The spray-deposition was used to produce billets of Mg-4Al-1.5Zn-3Ca-1Nd (A alloy) and Mg-13Al-3Zn-3Ca-1Nd (B alloy), and evolution of deformation substructure and Mg_xZn_yCa_z metastable phase in fine-grained (3 μm) Mg alloys was investigated by scanning electron microscopy (SEM), transmission electron microscopy (TEM), X-ray diffraction (XRD), and electron backscattered diffraction (EBSD). It was found that different dislocation configurations were formed in A and B alloys. Redundant free dislocations (RFDs) and dislocation tangles were the ways to form deformation substructure in A alloy, no RFDs except dislocation tangles were found in B alloy.

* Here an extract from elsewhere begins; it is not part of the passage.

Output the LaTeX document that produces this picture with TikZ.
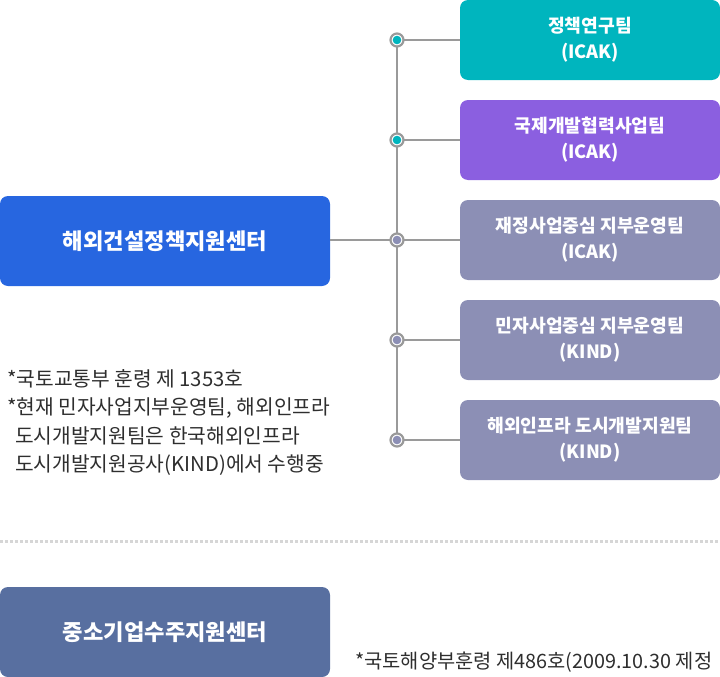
\documentclass[tikz,border=0pt]{standalone}
\usepackage{fontspec}
\setmainfont{Noto Sans CJK KR}
\definecolor{teal1}{HTML}{00B5BE}
\definecolor{purple1}{HTML}{8B5FE0}
\definecolor{gray1}{HTML}{8C8FB5}
\definecolor{blue1}{HTML}{2766E0}
\definecolor{navy1}{HTML}{586FA0}
\definecolor{line1}{HTML}{9A9A9A}
\definecolor{text1}{HTML}{2E2E2E}
\definecolor{dot1}{HTML}{D6D6D6}
\tikzset{
  teambox/.style={rounded corners=8pt, minimum width=260pt, minimum height=80pt, inner sep=0pt,
    text=white, align=center, font=\fontsize{18.2}{26}\selectfont\bfseries},
  centerbox/.style={rounded corners=8pt, minimum width=330pt, minimum height=90pt, inner sep=0pt,
    text=white, align=center, font=\fontsize{22.2}{26}\selectfont\bfseries},
  ring/.style={circle, draw=line1, line width=2.2pt, fill=white, minimum size=13pt, inner sep=0pt},
  conn/.style={draw=line1, line width=2pt},
  note/.style={text=text1, align=left, inner sep=0pt, font=\fontsize{20.3}{28.5}\selectfont}
}
\begin{document}
\begin{tikzpicture}[x=1pt,y=-1pt]
\useasboundingbox (0,0) rectangle (720,677);
\clip (0,0) rectangle (720,677);
% team boxes
\node[teambox, fill=teal1] (t1) at (590,40) {\raisebox{-2pt}{정책연구팀}\\\raisebox{-2pt}{(ICAK)}};
\node[teambox, fill=purple1] (t2) at (590,140) {\raisebox{-2pt}{국제개발협력사업팀}\\\raisebox{-2pt}{(ICAK)}};
\node[teambox, fill=gray1] (t3) at (590,240) {\raisebox{-2pt}{재정사업중심 지부운영팀}\\\raisebox{-2pt}{(ICAK)}};
\node[teambox, fill=gray1] (t4) at (590,340) {\raisebox{-2pt}{민자사업중심 지부운영팀}\\\raisebox{-2pt}{(KIND)}};
\node[teambox, fill=gray1] (t5) at (590,440) {\raisebox{-2pt}{해외인프라 도시개발지원팀}\\\raisebox{-2pt}{(KIND)}};
% center boxes
\node[centerbox, fill=blue1] (m) at (165,241) {해외건설정책지원센터};
\node[centerbox, fill=navy1] (s) at (165,632) {중소기업수주지원센터};
% ring coordinates
\coordinate (c1) at (397,40);
\coordinate (c2) at (397,140);
\coordinate (c3) at (397,240);
\coordinate (c4) at (397,340);
\coordinate (c5) at (397,440);
% connectors
\draw[conn] (c1) -- (c5);
\draw[conn] (c1) -- (t1.west |- c1);
\draw[conn] (c2) -- (t2.west |- c2);
\draw[conn] (c3) -- (t3.west |- c3);
\draw[conn] (c4) -- (t4.west |- c4);
\draw[conn] (c5) -- (t5.west |- c5);
\draw[conn] (m.east |- c3) -- (c3);
% rings
\node[ring] (r1) at (c1) {};
\fill[teal1] (r1) circle (4.3pt);
\node[ring] (r2) at (c2) {};
\fill[teal1] (r2) circle (4.3pt);
\node[ring] (r3) at (c3) {};
\fill[gray1] (r3) circle (4.3pt);
\node[ring] (r4) at (c4) {};
\fill[gray1] (r4) circle (4.3pt);
\node[ring] (r5) at (c5) {};
\fill[gray1] (r5) circle (4.3pt);
% notes
\node[note, anchor=base west] (n1) at (7,386) {*국토교통부 훈령 제 1353호};
\node[note, anchor=base west] (n2) at (7,414.5) {*현재 민자사업지부운영팀, 해외인프라};
\node[note, anchor=base west] (n3) at (15,443) {도시개발지원팀은 한국해외인프라};
\node[note, anchor=base west] (n4) at (15,471.5) {도시개발지원공사(KIND)에서 수행중};
% dotted separator
\coordinate (d1) at (0,541);
\coordinate (d2) at (720,541);
\draw[dot1, line width=3pt, dash pattern=on 3pt off 2pt] (d1) -- (d2);
% bottom note
\node[note, anchor=base west, font=\fontsize{19.8}{28}\selectfont] (n5) at (355,668) {*국토해양부훈령 제486호(2009.10.30 제정};
\end{tikzpicture}
\end{document}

The interaction between nano-scale second phase particles (nano-scale C15 and β-Mg₁₇(Al, Zn)₁₂ phase) and different dislocation configurations had a significant effect on the deformation substructures formation. The mass transfer of Mg_xZn_yCa_z metastable phases and the stacking order of stacking faults were conducive to the Mg-Nd-Zn typed long period stacking ordered (LPSO) phases formation. Nano-scale C15 phases, Mg-Nd-Zn typed LPSO phases, c/a ratio, β-Mg₁₇(Al, Zn)₁₂ phases were the key factors influencing the formation of textures. Different textures and grain boundary features (GB features) had a significant effect on k-value. The non-basal textures were the main factor affecting k-value in A alloy, while the high-angle grain boundary (HAGB) was the main factor affecting k-value in B alloy.